Pour boiling water over herbs, let it stand for a few minutes as
though brewing tea, then strain it and use it for cooking
vegetables or pasta, poaching fish, or as the liquid when making
bread.
Add a pinch of herbs to the water in the bottom of the pan when
you’re steaming vegetables or other food.
When grilling foods, put a few stems (fresh or dried) of
rosemary, thyme, savory, oregano, or marjoram on the coals to
produce fragrant smoke. Tie fresh stems of those herbs and/or
parsley, basil, or tarragon to a chopstick, and use this herb brush
for basting meat and vegetables as you grill them or roast or broil
them in the oven.
Prepare herb-flavored vinegars and oils, following printed
recipes or experimenting with your own combinations of ingredients.

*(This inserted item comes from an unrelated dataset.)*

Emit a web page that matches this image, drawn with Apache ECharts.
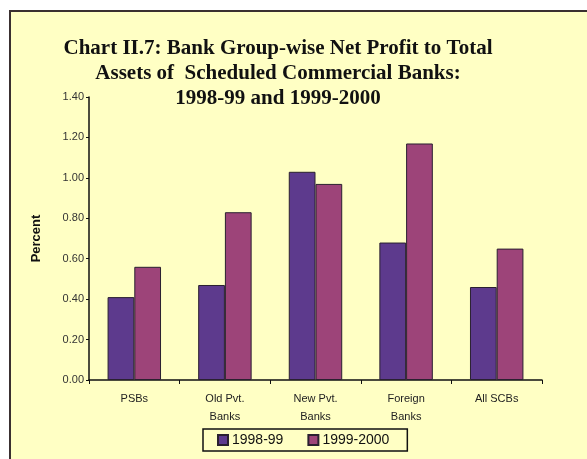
<!DOCTYPE html>
<html>
<head>
    <meta charset="utf-8">
    <title>chart</title>
    <script src="https://cdn.jsdelivr.net/npm/echarts@6/dist/echarts.min.js"></script>
    <style>
        html, body {
            margin: 0;
            padding: 0;
            background: #ffffff;
        }
        #main {
            width: 587px;
            height: 459px;
        }
    </style>
</head>
<body>
<div id="main"></div>
<script>
    // bank groups
    var categories = ['PSBs', 'Old Pvt.\nBanks', 'New Pvt.\nBanks', 'Foreign\nBanks', 'All SCBs'];
    // net profit to total assets, percent
    var values9899 = [0.41, 0.47, 1.03, 0.68, 0.46];
    var values9900 = [0.56, 0.83, 0.97, 1.17, 0.65];
    var yTicks = ['0.00', '0.20', '0.40', '0.60', '0.80', '1.00', '1.20', '1.40'];

    var chart = echarts.init(document.getElementById('main'));
    chart.setOption({
        animation: false,
        backgroundColor: 'transparent',
        graphic: [{
            type: 'rect',
            z: -10,
            shape: { x: 10, y: 11, width: 600, height: 480 },
            style: { fill: '#ffffc4', stroke: '#3a3030', lineWidth: 2 }
        }],
        title: {
            text: 'Chart II.7: Bank Group-wise Net Profit to Total\nAssets of  Scheduled Commercial Banks:\n1998-99 and 1999-2000',
            left: 273,
            textAlign: 'center',
            top: 31,
            textStyle: {
                fontFamily: 'Liberation Serif',
                fontWeight: 'bold',
                fontSize: 21,
                lineHeight: 25,
                color: '#111111'
            }
        },
        legend: {
            data: ['1998-99', '1999-2000'],
            left: 203,
            top: 429,
            padding: [4, 18, 4, 14],
            borderColor: '#111111',
            borderWidth: 1.5,
            borderRadius: 0,
            itemWidth: 10,
            itemHeight: 10,
            itemGap: 24,
            icon: 'rect',
            textStyle: { fontFamily: 'Liberation Sans', fontSize: 14, color: '#111111', padding: [0, 0, 0, -1] }
        },
        grid: { left: 89, right: 45, top: 97, bottom: 79 },
        xAxis: {
            type: 'category',
            data: categories,
            axisLine: { lineStyle: { color: '#111111', width: 1.5 } },
            axisTick: { show: true, length: 4, lineStyle: { color: '#111111' } },
            axisLabel: {
                margin: 10,
                fontFamily: 'Liberation Sans',
                fontSize: 11,
                lineHeight: 18,
                color: '#222222'
            }
        },
        yAxis: {
            type: 'value',
            min: 0,
            max: 1.4,
            interval: 0.2,
            name: 'Percent',
            nameLocation: 'middle',
            nameGap: 46,
            nameTextStyle: { fontFamily: 'Liberation Sans', fontWeight: 'bold', fontSize: 13, color: '#111111' },
            axisLine: { show: true, lineStyle: { color: '#111111', width: 1.5 } },
            axisTick: { show: true, length: 3, lineStyle: { color: '#111111' } },
            splitLine: { show: false },
            axisLabel: {
                margin: 5,
                fontFamily: 'Liberation Sans',
                fontSize: 11,
                color: '#333333',
                formatter: function (v) { return yTicks[Math.round(v / 0.2)]; }
            }
        },
        series: [{
            name: '1998-99',
            type: 'bar',
            data: values9899,
            barGap: '0%',
            barCategoryGap: '41%',
            itemStyle: { color: '#5d3a8d', borderColor: '#2a2030', borderWidth: 1 }
        }, {
            name: '1999-2000',
            type: 'bar',
            data: values9900,
            itemStyle: { color: '#9d4479', borderColor: '#2a2030', borderWidth: 1 }
        }]
    });
</script>
</body>
</html>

Simply fill a clean glass jar with fresh herbs, cover them with
cider vinegar or wine vinegar or with olive oil or other cooking
oil, put on the lid, set the jar aside for a few weeks, then strain
out the herbs and rebottle the vinegar or oil. Store flavored
vinegars at room temperature but refrigerate flavored oils. (Don’t
include fresh garlic in flavored oils that you expect to keep
longer than a few days, as it can spoil even when refrigerated.)
Sprinkle herb-flavored vinegar on steamed vegetables, add it to
soups and sauces, or use it in marinades. Herb-flavored oil is
also good in marinades, as well as for stir-frying, basting roasted
meats and vegetables, and drizzling over potatoes or pasta. Use it
as the fat in muffin and other bread recipes. Combine an herbed
vinegar with an herbed oil to make a savory salad dressing with no
objectionable flakes. Add salt and pepper to taste.